Achtergrond
Wegkwijnende talen
Ze trekken soms nauwelijks studenten, maar opheffen of samenvoegen leidt tot protesten. Hoe moet het verder met de kleine talen? ‘Bij Roemeens zit anderhalve paardenkop en een docent.’
woensdag 11 februari 2015

Oproer in Amsterdam. Uit een zogeheten ‘houtskoolschets’ met de toekomstplannen van de faculteit geesteswetenschappen blijkt dat de universiteit acht talenstudies wil opheffen. Arabisch, Hebreeuws, Italiaans, Nieuw-Grieks, Pools, Scandinavisch, Servisch-Kroatisch en Tsjechisch moeten als zelfstandige studies het veld ruimen. Er verdwijnen 98 voltijdsbanen. Studenten zijn woedend.

‘We kampen eigenlijk al twintig jaar met teruglopende studentenaantallen’, zegt UvA-decaan Frank van Vree. ‘We hielden de studies overeind door het geld van grote opleidingen over te hevelen, maar daar zit een grens aan.’ Hij benadrukt dat de talenstudies waarschijnlijk als zelfstandige opleidingen verdwijnen, maar dat ze nog wel als regiostudies en minoren te volgen zijn. Er komen ook twee taalminoren bij: Turks en Portugees.

De discussie over de toekomst van kleine talen en unica – studies die je maar op een plek kunt volgen – woedt aan alle universiteiten. Hoe hou je opleidingen in de lucht als ze nauwelijks studenten trekken? En hoe erg is het als er studies verdwijnen?

‘Dat we straks in Amsterdam geen volwaardige opleiding Arabisch meer hebben is absurd’, zegt de Amsterdamse filosofiestudent Tivadar Vervoort, die met de actiegroep Humanities Rally tegen de plannen protesteert. ‘In plaats van 180 studiepunten, zijn er nog maar 24 of 30 studiepunten beschikbaar. Opleidingshoofden geven nu al aan dat het moeilijk is om studenten in zo’n beperkte tijd Russisch te leren. En de minoren moeten breed toegankelijk zijn, dus het niveau daalt. Dit leidt tot een enorm gebrek aan verdieping.’

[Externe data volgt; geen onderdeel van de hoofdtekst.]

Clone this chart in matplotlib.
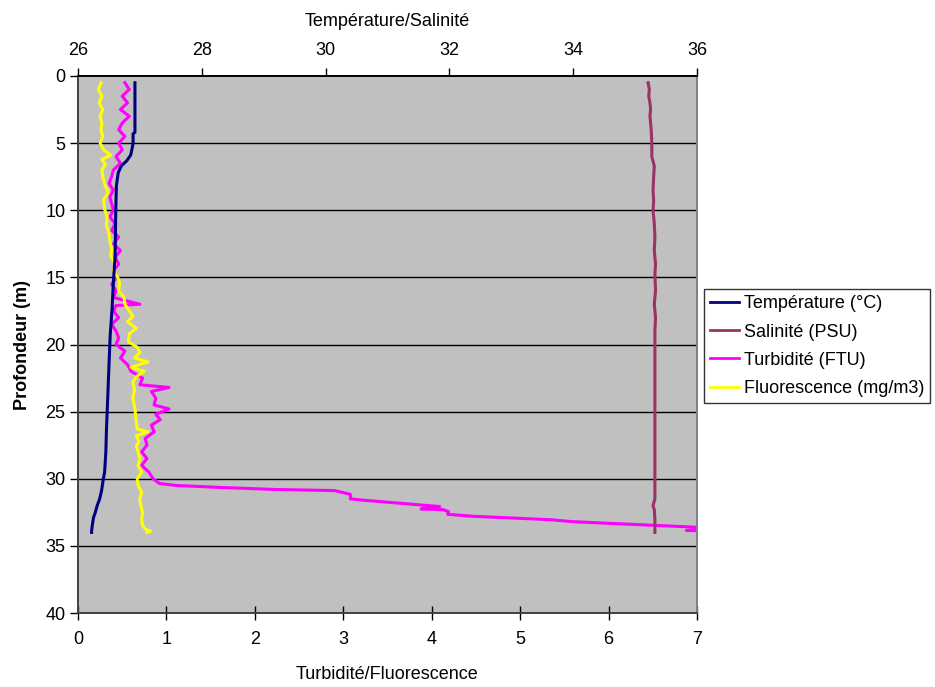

‘Minder verdieping in wat?’ reageert Van Vree. ‘Tegenstanders tonen weinig besef van realiteit. Bij Tsjechisch hebben we in het derde jaar bijvoorbeeld nul studenten. We moeten er een nieuwe impuls aan geven. Dit is geen sterfhuisconstructie. Er zijn meer manieren om een opleiding in te richten. Leiden laat bijvoorbeeld zien dat het anders kan.’

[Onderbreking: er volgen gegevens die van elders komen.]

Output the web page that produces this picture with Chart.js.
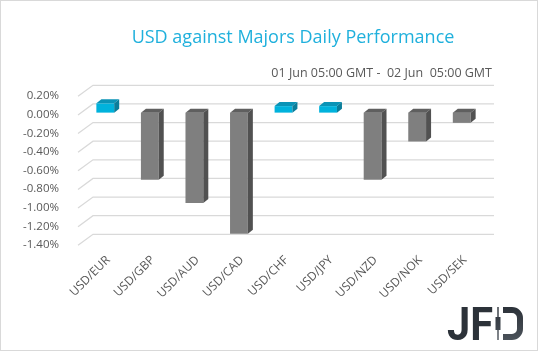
<!DOCTYPE html>
<html>
<head>
<meta charset="utf-8">
<script src="https://cdn.jsdelivr.net/npm/chart.js@4.4.1/dist/chart.umd.min.js"></script>
<style>
  html, body { margin: 0; padding: 0; background: #fff; }
  #wrap { width: 536px; height: 349px; border: 1px solid #d9d9d9; }
  canvas { display: block; }
</style>
</head>
<body>
<div id="wrap"><canvas id="perf" width="536" height="349"></canvas></div>
<script>
const pairs = ['USD/EUR', 'USD/GBP', 'USD/AUD', 'USD/CAD', 'USD/CHF', 'USD/JPY', 'USD/NZD', 'USD/NOK', 'USD/SEK'];
const changes = [0.10, -0.72, -0.97, -1.30, 0.07, 0.07, -0.72, -0.31, -0.11];
const yMin = -1.4;
const yMax = 0.2;
const yStep = 0.2;
const titleText = 'USD against Majors Daily Performance';
const periodText = '01 Jun 05:00 GMT -  02 Jun  05:00 GMT';

const cyan = { front: '#00b2dc', top: '#0a93b6', side: '#0a7d9a' };
const grey = { front: '#7f7f7f', top: '#5f5f5f', side: '#515151' };

// bar depth and back wall offset (3D look)
const bar3d = { dx: 5, dy: -4 };
const wall = { dx: 10, dy: -8.7, fx: -5, fy: 2.3 };

const wallGrid = {
    id: 'wallGrid',
    beforeDatasetsDraw(chart) {
        const ctx = chart.ctx;
        const y = chart.scales.y;
        const { left, right } = chart.chartArea;
        ctx.save();
        ctx.strokeStyle = '#d9d9d9';
        ctx.lineWidth = 1.3;
        y.ticks.forEach(t => {
            const py = y.getPixelForValue(t.value);
            ctx.beginPath();
            ctx.moveTo(left + wall.fx, py + wall.fy);
            ctx.lineTo(left + wall.dx, py + wall.dy);
            ctx.lineTo(right + wall.dx, py + wall.dy);
            ctx.stroke();
        });
        ctx.restore();
    }
};

const barFaces = {
    id: 'barFaces',
    afterDatasetsDraw(chart) {
        const ctx = chart.ctx;
        const meta = chart.getDatasetMeta(0);
        ctx.save();
        meta.data.forEach((bar, i) => {
            const p = bar.getProps(['x', 'y', 'base', 'width'], true);
            const top = Math.min(p.y, p.base);
            const bottom = Math.max(p.y, p.base);
            const l = p.x - p.width / 2;
            const r = p.x + p.width / 2;
            const c = changes[i] >= 0 ? cyan : grey;
            ctx.fillStyle = c.top;
            ctx.beginPath();
            ctx.moveTo(l, top);
            ctx.lineTo(l + bar3d.dx, top + bar3d.dy);
            ctx.lineTo(r + bar3d.dx, top + bar3d.dy);
            ctx.lineTo(r, top);
            ctx.closePath();
            ctx.fill();
            ctx.fillStyle = c.side;
            ctx.beginPath();
            ctx.moveTo(r, top);
            ctx.lineTo(r + bar3d.dx, top + bar3d.dy);
            ctx.lineTo(r + bar3d.dx, bottom + bar3d.dy);
            ctx.lineTo(r, bottom);
            ctx.closePath();
            ctx.fill();
        });
        ctx.restore();
    }
};

function drawLogo(ctx) {
    const g = ctx.createLinearGradient(0, 306, 0, 339);
    g.addColorStop(0, '#2c3239');
    g.addColorStop(1, '#4b525a');
    ctx.fillStyle = g;
    ctx.strokeStyle = g;
    ctx.font = 'bold 46px Roboto';
    ctx.textAlign = 'left';
    ctx.textBaseline = 'alphabetic';
    const w = ctx.measureText('JF').width;
    ctx.save();
    ctx.translate(446, 339);
    ctx.scale(46 / w, 1);
    ctx.fillText('JF', 0, 0);
    ctx.restore();
    // candlestick stem of the D
    ctx.fillRect(496.3, 306, 1.4, 33);
    ctx.fillRect(494.5, 316, 5, 13);
    // bowl of the D
    ctx.lineWidth = 6;
    ctx.beginPath();
    ctx.moveTo(502, 309);
    ctx.lineTo(511, 309);
    ctx.arcTo(519, 309, 519, 317, 8);
    ctx.lineTo(519, 328);
    ctx.arcTo(519, 336, 511, 336, 8);
    ctx.lineTo(502, 336);
    ctx.stroke();
}

const headerAndLogo = {
    id: 'headerAndLogo',
    afterDraw(chart) {
        const ctx = chart.ctx;
        ctx.save();
        ctx.fillStyle = '#1fb0dc';
        ctx.font = '18px "Open Sans"';
        ctx.textAlign = 'center';
        ctx.textBaseline = 'middle';
        ctx.fillText(titleText, 292, 37);

        ctx.fillStyle = '#595959';
        ctx.font = '12.5px "Open Sans"';
        ctx.textAlign = 'right';
        ctx.fillText(periodText, 491, 72);

        drawLogo(ctx);
        ctx.restore();
    }
};

new Chart(document.getElementById('perf'), {
    type: 'bar',
    data: {
        labels: pairs,
        datasets: [{
            data: changes,
            backgroundColor: changes.map(v => v >= 0 ? cyan.front : grey.front),
            borderWidth: 0,
            barPercentage: 0.4,
            categoryPercentage: 1
        }]
    },
    options: {
        responsive: false,
        animation: false,
        layout: { padding: { top: 93, left: 12, right: 53, bottom: 0 } },
        plugins: {
            legend: { display: false },
            tooltip: { enabled: false }
        },
        scales: {
            x: {
                grid: { display: false },
                border: { display: false },
                ticks: {
                    color: '#595959',
                    font: { family: 'Open Sans', size: 12 },
                    minRotation: 45,
                    maxRotation: 45,
                    padding: 2,
                    labelOffset: 3
                },
                afterFit(scale) { scale.height = 107; }
            },
            y: {
                min: yMin,
                max: yMax,
                grid: { display: false },
                border: { display: false },
                ticks: {
                    stepSize: yStep,
                    color: '#595959',
                    font: { family: 'Open Sans', size: 11.5 },
                    padding: 16,
                    labelOffset: 2,
                    callback: v => {
                        const n = Math.round(v * 100) / 100;
                        return (n === 0 ? 0 : n).toFixed(2) + '%';
                    }
                },
                afterFit(scale) { scale.width = 70; }
            }
        }
    },
    plugins: [wallGrid, barFaces, headerAndLogo]
});
</script>
</body>
</html>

Leiden schuwt de brede bachelors inderdaad niet. Egyptologie en Assyriologie zijn er ingebed in de brede bachelor Oude culturen van de mediterrane wereld. En ook godgeleerdheid en Hebreeuwse en Joodse studies zijn sinds dit collegejaar geen zelfstandige opleidingen meer. ‘Het zijn geen kleine eilandjes meer’, zegt decaan Wim van den Doel. ‘We moeten de unica een robuuste omgeving geven. Dat kan betekenen dat ze stoppen als zelfstandige opleidingen. De universiteit is geen museum. We gaan een opleiding niet behouden omdat die er altijd geweest is. Kleine talen en brede bachelors hoeven elkaar niet uit te sluiten. Iemand kan hier écht Koreaans komen studeren, maar dat kan ook via International Studies.’

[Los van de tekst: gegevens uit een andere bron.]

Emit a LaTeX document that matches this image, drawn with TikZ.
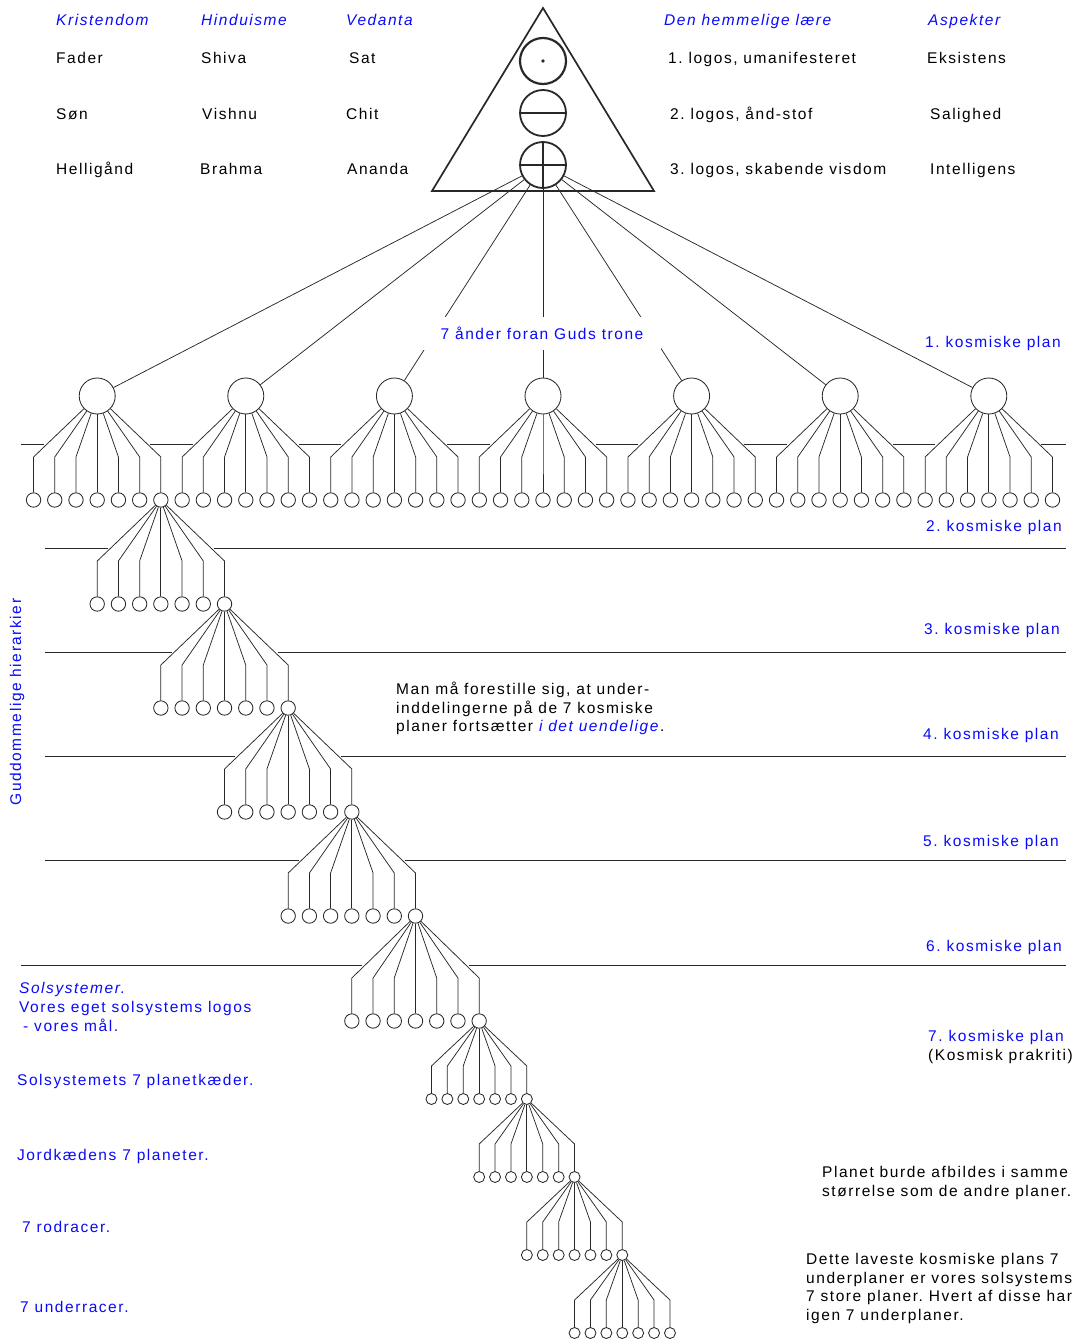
\documentclass[tikz,border=0pt]{standalone}
\usepackage{fontspec}
\setmainfont[LetterSpace=10]{Liberation Sans}
\definecolor{lblue}{RGB}{10,10,250}
\definecolor{lgrey}{RGB}{40,40,40}

\tikzset{
    txt/.style={inner sep=0pt, font=\fontsize{15.5}{18.6}\selectfont\frenchspacing},
    lbl/.style={txt, anchor=base west, yshift=-5.5pt},
    mlbl/.style={txt, anchor=west, align=left},
    blbl/.style={lbl, text=lblue},
    hlbl/.style={blbl, font=\fontsize{15.5}{18.6}\selectfont\itshape},
    planline/.style={line width=0.8pt, lgrey},
    fanline/.style={line width=0.75pt, lgrey},
    bigc/.style={circle, draw=lgrey, line width=0.85pt, inner sep=0pt, minimum size=36pt},
    midc/.style={circle, draw=lgrey, line width=0.85pt, inner sep=0pt, minimum size=14.4pt},
    smallc/.style={circle, draw=lgrey, line width=0.85pt, inner sep=0pt, minimum size=11pt},
    logosc/.style={circle, draw=lgrey, line width=1.8pt, inner sep=0pt, minimum size=46pt}
}

% parent, name of fan, step, y of the elbows, y of the children, style of the children
\newcommand{\drawfan}[6]{
    \path (#1); \pgfgetlastxy{\parentx}{\parenty}
    \foreach \k in {-3,...,3} {
        \pgfmathsetmacro{\cx}{\parentx/1pt+\k*#3}
        \coordinate (#2e\k) at (\cx,#4);
        \node[#6] (#2c\k) at (\cx,#5) {};
        \draw[fanline] (#1) -- (#2e\k) -- (#2c\k);
    }
}

\begin{document}
\begin{tikzpicture}[x=1pt, y=-1pt]
    \useasboundingbox (0,0) rectangle (1078,1341);

    % the triangle
    \draw[line width=1.7pt, lgrey, line join=miter] (543,8) -- (654,191) -- (432,191) -- cycle;
    \node[logosc, line width=2.2pt] (logosa) at (543,61) {};
    \node[logosc] (logosb) at (543,113) {};
    \node[logosc] (logosc) at (543,165) {};
    \fill[lgrey] (logosa.center) circle (1.8pt);
    \draw[line width=1.6pt, lgrey] (logosb.west) -- (logosb.east);
    \draw[line width=1.6pt, lgrey] (logosc.west) -- (logosc.east);
    \draw[line width=1.6pt, lgrey] (logosc.north) -- (logosc.south);

    % the seven spirits
    \foreach \i/\x in {1/97.2,2/245.8,3/394.4,4/543,5/691.6,6/840.2,7/988.8} {
        \node[bigc] (ande\i) at (\x,396) {};
        \draw[fanline] (logosc) -- (ande\i);
        \drawfan{ande\i}{top\i}{21.22}{457}{500}{midc}
    }
    \node[txt, text=lblue, fill=white, minimum width=238pt, minimum height=33pt] (trone) at (542,333.5) {7 ånder foran Guds trone};

    % the planes
    \foreach \xa/\xb in {21/44,150/193,299/341,447/490,596/638,744/787,893/935,1041/1066}
        \draw[planline] (\xa,444) -- (\xb,444);
    \foreach \y/\xa/\xb/\xc in {548/45/108/214, 652/45/172/278, 756/45/235/341, 860/45/299/405, 965/21/362/469} {
        \draw[planline] (\xa,\y) -- (\xb,\y);
        \draw[planline] (\xc,\y) -- (1066,\y);
    }

    % the chain of fans
    \drawfan{top1c3}{a}{21.22}{561}{604}{midc}
    \drawfan{ac3}{b}{21.22}{665}{708}{midc}
    \drawfan{bc3}{c}{21.22}{769}{812}{midc}
    \drawfan{cc3}{d}{21.22}{873}{916}{midc}
    \drawfan{dc3}{e}{21.22}{978}{1021}{midc}
    \drawfan{ec3}{f}{15.9}{1066}{1099}{smallc}
    \drawfan{fc3}{g}{15.9}{1144}{1177}{smallc}
    \drawfan{gc3}{h}{15.9}{1222}{1255}{smallc}
    \drawfan{hc3}{i}{15.9}{1300}{1333}{smallc}

    % headings
    \node[hlbl] (krist) at (56,20) {Kristendom};
    \node[hlbl] (hindu) at (201,20) {Hinduisme};
    \node[hlbl] (vedanta) at (346,20) {Vedanta};
    \node[hlbl] (laere) at (664,20) {Den hemmelige lære};
    \node[hlbl] (aspekt) at (928,20) {Aspekter};

    \node[lbl] (fader) at (56,58) {Fader};
    \node[lbl] (soen) at (56,114) {Søn};
    \node[lbl] (hellig) at (56,169) {Helligånd};
    \node[lbl] (shiva) at (201,58) {Shiva};
    \node[lbl] (vishnu) at (202,114) {Vishnu};
    \node[lbl] (brahma) at (200,169) {Brahma};
    \node[lbl] (sat) at (349,58) {Sat};
    \node[lbl] (chit) at (346,114) {Chit};
    \node[lbl] (ananda) at (347,169) {Ananda};
    \node[lbl] (l1) at (668,58) {1. logos, umanifesteret};
    \node[lbl] (l2) at (670,114) {2. logos, ånd-stof};
    \node[lbl] (l3) at (670,169) {3. logos, skabende visdom};
    \node[lbl] (eks) at (927,58) {Eksistens};
    \node[lbl] (sal) at (930,114) {Salighed};
    \node[lbl] (intel) at (930,169) {Intelligens};

    % right side
    \node[blbl] (p1) at (925,342) {1. kosmiske plan};
    \node[blbl] (p2) at (926,526) {2. kosmiske plan};
    \node[blbl] (p3) at (924,629) {3. kosmiske plan};
    \node[blbl] (p4) at (923,734) {4. kosmiske plan};
    \node[blbl] (p5) at (923,841) {5. kosmiske plan};
    \node[blbl] (p6) at (926,946) {6. kosmiske plan};
    \node[blbl] (p7) at (928,1036) {7. kosmiske plan};
    \node[lbl] (prakriti) at (928,1055) {(Kosmisk prakriti)};
    \node[mlbl] (planet) at (822,1183) {Planet burde afbildes i samme\\størrelse som de andre planer.};
    \node[mlbl] (laveste) at (806,1288.5) {Dette laveste kosmiske plans 7\\underplaner er vores solsystems\\7 store planer. Hvert af disse har\\igen 7 underplaner.};

    % left side
    \node[txt, text=lblue, rotate=90] (gud) at (17,702) {Guddommelige hierarkier};
    \node[mlbl, text=lblue] (sol) at (19,1007) {\textit{Solsystemer.}\\Vores eget solsystems logos\\\hspace*{4pt}- vores mål.};
    \node[blbl] (kaeder) at (17,1080) {Solsystemets 7 planetkæder.};
    \node[blbl] (jord) at (17,1155) {Jordkædens 7 planeter.};
    \node[blbl] (rod) at (22,1227) {7 rodracer.};
    \node[blbl] (under) at (20,1307) {7 underracer.};

    % middle
    \node[mlbl] (man) at (396,708.5) {Man må forestille sig, at under-\\inddelingerne på de 7 kosmiske\\planer fortsætter \textcolor{lblue}{\textit{i det uendelige}}.};
\end{tikzpicture}
\end{document}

Er zijn namelijk volgens Van den Doel grofweg ook twee typen studenten: ‘Twintig jaar geleden ging je een klassieke taalstudie doen en verder niets. Nu komen er telkens brede bachelors en university colleges bij, waarbij je gaandeweg keuzes maakt. Het type student dat écht een specifieke taal wil studeren, bestaat ook nog. Wie als faculteit niet beide groepen wil bedienen, heeft een probleem.’

Plannen om ook Frans, Italiaans en Duits vanaf dit collegejaar samen te voegen tot één brede bachelor, stuitten in de zomer van 2012 echter niet alleen op protest, maar ook op weerstand uit Den Haag: de doelmatigheidsregel hoger onderwijs van toenmalig staatssecretaris Halbe Zijlstra. Van den Doel: ‘Hij zei: gij zult geen nieuwe opleidingen maken. Dat was de reden dat de hele operatie verviel. Maar ik denk dat we de mogelijkheid terecht onderzochten.’ In diezelfde zomer startte geesteswetenschappen wel met de brede bachelor International studies, in Den Haag, die direct ruim 350 extra eerstejaarsstudenten naar de faculteit trok. Wat opviel: andere geesteswetenschappenopleidingen werden niet gekannibaliseerd door het succesnummer. Van den Doel: ‘We denken echt dat we een nieuwe doelgroep hebben aangeboord.’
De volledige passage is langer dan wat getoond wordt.